→ **Your instructions**
Provide only the number of lines in the data below that contain the word "this".

→ **Task inputs**
▼▼▼
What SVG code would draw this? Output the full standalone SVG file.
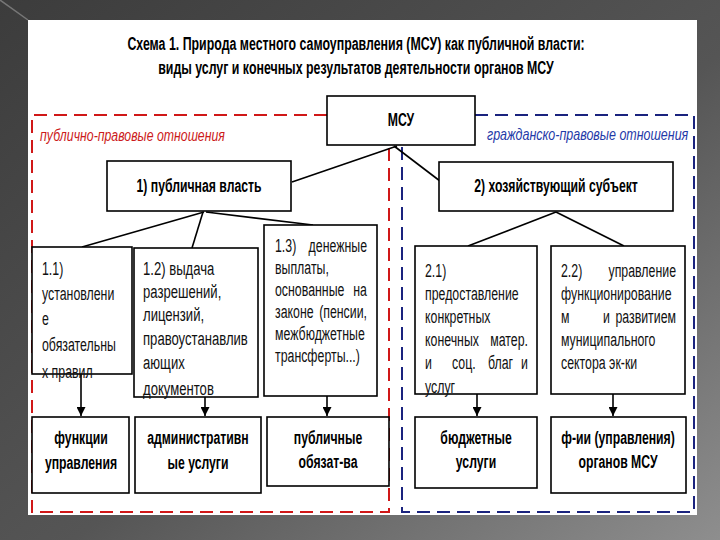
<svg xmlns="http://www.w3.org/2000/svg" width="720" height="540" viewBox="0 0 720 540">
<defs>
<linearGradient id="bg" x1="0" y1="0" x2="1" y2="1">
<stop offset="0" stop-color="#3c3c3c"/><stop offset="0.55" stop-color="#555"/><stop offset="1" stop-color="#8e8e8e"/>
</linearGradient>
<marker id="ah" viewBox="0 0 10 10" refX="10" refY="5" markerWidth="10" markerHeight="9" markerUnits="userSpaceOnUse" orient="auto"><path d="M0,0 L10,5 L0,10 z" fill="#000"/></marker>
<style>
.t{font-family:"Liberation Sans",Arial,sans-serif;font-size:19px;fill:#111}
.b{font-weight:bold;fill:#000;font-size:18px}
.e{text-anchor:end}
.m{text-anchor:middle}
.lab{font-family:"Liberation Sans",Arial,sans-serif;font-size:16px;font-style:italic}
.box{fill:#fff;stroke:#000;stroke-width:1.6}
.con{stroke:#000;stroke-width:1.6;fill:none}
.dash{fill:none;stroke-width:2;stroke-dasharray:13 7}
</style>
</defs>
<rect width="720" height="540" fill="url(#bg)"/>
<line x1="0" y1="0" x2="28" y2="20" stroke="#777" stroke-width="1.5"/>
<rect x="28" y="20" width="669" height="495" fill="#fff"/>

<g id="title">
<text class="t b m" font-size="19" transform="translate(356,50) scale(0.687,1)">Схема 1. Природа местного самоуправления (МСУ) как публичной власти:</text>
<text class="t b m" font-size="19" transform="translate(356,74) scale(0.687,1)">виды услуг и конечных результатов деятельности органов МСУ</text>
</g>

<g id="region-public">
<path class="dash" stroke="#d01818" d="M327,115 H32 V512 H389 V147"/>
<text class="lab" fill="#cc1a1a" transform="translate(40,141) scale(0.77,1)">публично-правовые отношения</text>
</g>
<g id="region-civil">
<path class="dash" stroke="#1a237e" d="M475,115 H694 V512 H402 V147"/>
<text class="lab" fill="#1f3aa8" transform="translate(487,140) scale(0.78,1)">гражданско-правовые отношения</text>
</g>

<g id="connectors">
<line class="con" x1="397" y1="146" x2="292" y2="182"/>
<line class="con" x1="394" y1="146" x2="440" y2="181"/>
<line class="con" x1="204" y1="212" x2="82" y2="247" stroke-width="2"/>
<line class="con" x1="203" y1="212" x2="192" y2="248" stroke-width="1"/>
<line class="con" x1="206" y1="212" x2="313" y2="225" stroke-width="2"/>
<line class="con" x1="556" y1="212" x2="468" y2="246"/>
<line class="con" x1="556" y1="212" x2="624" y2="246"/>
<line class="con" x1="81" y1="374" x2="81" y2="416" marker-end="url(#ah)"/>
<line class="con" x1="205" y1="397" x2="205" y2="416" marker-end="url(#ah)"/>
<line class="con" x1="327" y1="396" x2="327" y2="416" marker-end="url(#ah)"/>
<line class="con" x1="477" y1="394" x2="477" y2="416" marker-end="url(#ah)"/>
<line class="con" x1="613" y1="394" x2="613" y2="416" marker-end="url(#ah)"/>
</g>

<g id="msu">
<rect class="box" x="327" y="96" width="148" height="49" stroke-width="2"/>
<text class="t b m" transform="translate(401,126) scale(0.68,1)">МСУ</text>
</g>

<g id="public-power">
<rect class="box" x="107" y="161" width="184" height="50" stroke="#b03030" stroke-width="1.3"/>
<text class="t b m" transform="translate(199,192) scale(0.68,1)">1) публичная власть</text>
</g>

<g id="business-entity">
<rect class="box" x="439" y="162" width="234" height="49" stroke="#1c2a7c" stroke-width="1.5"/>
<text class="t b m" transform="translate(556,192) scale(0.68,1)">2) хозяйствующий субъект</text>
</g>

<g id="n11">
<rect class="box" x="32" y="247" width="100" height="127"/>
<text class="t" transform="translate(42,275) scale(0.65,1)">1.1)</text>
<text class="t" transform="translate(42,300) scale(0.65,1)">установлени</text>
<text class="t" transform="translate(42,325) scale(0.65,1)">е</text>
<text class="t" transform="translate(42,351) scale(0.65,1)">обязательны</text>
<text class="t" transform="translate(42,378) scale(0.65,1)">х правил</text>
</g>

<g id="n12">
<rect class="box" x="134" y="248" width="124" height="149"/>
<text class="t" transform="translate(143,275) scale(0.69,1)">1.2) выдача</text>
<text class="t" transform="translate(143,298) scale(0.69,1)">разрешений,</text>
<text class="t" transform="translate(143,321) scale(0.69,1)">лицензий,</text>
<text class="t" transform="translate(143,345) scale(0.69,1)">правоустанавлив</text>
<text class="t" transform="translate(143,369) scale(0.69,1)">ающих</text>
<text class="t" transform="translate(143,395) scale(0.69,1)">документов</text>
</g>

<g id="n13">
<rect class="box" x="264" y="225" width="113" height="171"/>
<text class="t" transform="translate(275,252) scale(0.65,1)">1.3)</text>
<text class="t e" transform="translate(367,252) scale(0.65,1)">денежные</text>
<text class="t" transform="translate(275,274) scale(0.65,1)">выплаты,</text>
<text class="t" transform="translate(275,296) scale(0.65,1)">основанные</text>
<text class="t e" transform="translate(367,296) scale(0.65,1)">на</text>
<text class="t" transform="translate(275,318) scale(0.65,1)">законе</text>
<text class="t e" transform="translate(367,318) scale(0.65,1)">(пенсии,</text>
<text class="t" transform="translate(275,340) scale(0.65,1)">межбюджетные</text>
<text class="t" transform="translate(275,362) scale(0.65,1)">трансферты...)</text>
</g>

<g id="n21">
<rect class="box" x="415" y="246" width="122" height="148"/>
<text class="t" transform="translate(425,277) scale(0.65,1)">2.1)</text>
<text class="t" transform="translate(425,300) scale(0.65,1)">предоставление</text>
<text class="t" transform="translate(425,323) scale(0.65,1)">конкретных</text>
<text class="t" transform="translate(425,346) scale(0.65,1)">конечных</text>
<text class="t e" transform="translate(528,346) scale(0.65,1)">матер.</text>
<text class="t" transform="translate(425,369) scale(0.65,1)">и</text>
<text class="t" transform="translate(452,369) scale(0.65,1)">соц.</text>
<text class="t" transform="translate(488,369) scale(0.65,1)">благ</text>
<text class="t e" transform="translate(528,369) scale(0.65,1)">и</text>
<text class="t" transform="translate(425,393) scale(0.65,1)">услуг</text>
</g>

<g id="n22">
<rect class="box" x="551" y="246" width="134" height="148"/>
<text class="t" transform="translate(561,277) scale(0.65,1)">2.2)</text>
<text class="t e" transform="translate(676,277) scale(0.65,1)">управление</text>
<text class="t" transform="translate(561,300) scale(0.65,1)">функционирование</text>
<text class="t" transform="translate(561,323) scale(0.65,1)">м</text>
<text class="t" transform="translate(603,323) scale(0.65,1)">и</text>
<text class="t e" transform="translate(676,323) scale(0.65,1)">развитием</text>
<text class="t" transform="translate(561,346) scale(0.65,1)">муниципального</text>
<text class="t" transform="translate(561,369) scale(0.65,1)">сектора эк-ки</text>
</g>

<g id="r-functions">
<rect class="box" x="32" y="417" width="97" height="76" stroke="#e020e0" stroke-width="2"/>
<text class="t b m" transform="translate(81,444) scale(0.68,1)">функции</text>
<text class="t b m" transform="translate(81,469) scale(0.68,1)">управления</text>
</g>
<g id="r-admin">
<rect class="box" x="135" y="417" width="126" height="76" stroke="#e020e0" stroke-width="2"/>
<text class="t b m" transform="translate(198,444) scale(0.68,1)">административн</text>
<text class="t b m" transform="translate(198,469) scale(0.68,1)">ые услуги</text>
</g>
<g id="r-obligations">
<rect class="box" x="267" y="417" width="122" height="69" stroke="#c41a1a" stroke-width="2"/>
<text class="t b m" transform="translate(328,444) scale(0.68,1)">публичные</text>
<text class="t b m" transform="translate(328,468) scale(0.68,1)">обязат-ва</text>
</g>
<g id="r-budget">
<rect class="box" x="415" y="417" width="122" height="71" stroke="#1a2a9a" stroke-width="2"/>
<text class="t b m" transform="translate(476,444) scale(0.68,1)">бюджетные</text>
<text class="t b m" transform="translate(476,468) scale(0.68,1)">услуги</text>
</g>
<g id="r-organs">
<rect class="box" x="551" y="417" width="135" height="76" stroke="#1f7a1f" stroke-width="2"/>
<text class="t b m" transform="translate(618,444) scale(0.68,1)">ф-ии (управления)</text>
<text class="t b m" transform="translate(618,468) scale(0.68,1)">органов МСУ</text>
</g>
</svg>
▲▲▲
▼▼▼
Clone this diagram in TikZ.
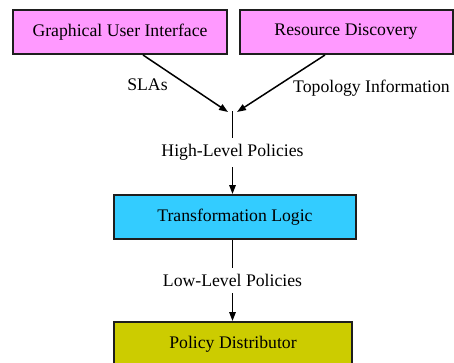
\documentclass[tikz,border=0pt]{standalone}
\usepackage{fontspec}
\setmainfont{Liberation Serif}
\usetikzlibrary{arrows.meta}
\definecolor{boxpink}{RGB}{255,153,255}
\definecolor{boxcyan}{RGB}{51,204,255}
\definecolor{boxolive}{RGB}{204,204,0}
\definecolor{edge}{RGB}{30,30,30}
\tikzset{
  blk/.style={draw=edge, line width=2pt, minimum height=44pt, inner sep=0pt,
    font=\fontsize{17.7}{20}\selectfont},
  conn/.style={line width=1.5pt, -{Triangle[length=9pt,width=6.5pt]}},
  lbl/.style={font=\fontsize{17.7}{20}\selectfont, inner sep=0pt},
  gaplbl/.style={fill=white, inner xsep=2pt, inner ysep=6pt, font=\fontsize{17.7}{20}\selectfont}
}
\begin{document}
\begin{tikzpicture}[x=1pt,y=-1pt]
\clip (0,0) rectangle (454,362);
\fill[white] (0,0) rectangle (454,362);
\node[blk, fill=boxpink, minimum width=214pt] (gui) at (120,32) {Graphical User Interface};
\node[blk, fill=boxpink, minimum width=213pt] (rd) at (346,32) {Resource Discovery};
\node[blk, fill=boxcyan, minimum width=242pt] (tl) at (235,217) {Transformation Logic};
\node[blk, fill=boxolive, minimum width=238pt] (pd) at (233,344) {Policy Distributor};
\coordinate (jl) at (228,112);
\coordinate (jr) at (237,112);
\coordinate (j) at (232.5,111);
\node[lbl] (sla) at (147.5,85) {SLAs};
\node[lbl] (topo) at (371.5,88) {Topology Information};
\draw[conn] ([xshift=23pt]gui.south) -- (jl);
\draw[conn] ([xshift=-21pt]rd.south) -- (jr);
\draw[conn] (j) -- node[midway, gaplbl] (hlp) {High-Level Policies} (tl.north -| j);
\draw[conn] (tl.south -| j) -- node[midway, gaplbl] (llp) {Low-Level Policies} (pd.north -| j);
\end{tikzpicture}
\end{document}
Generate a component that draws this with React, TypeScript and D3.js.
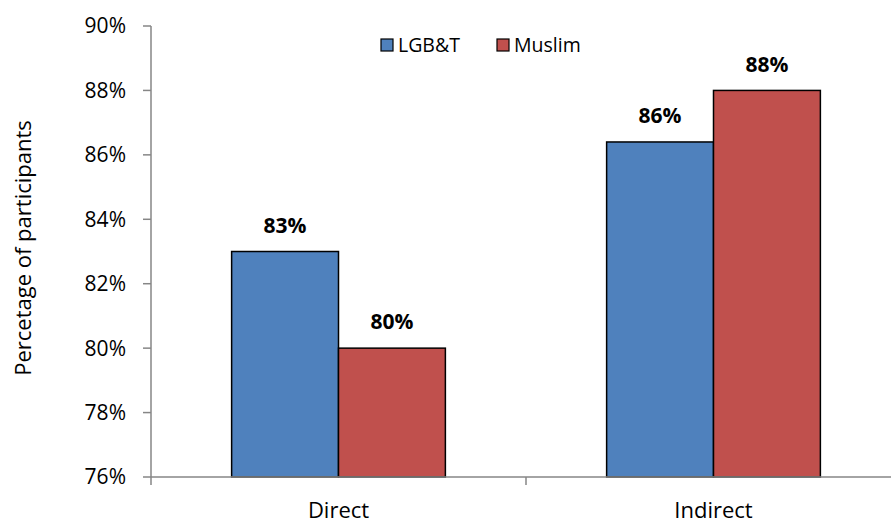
▲▲▲
▼▼▼
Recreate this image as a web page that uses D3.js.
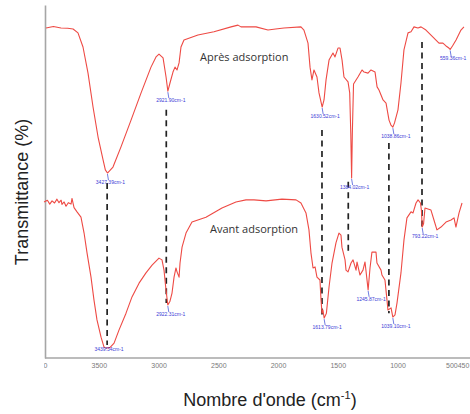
▲▲▲
→ **The reply**
4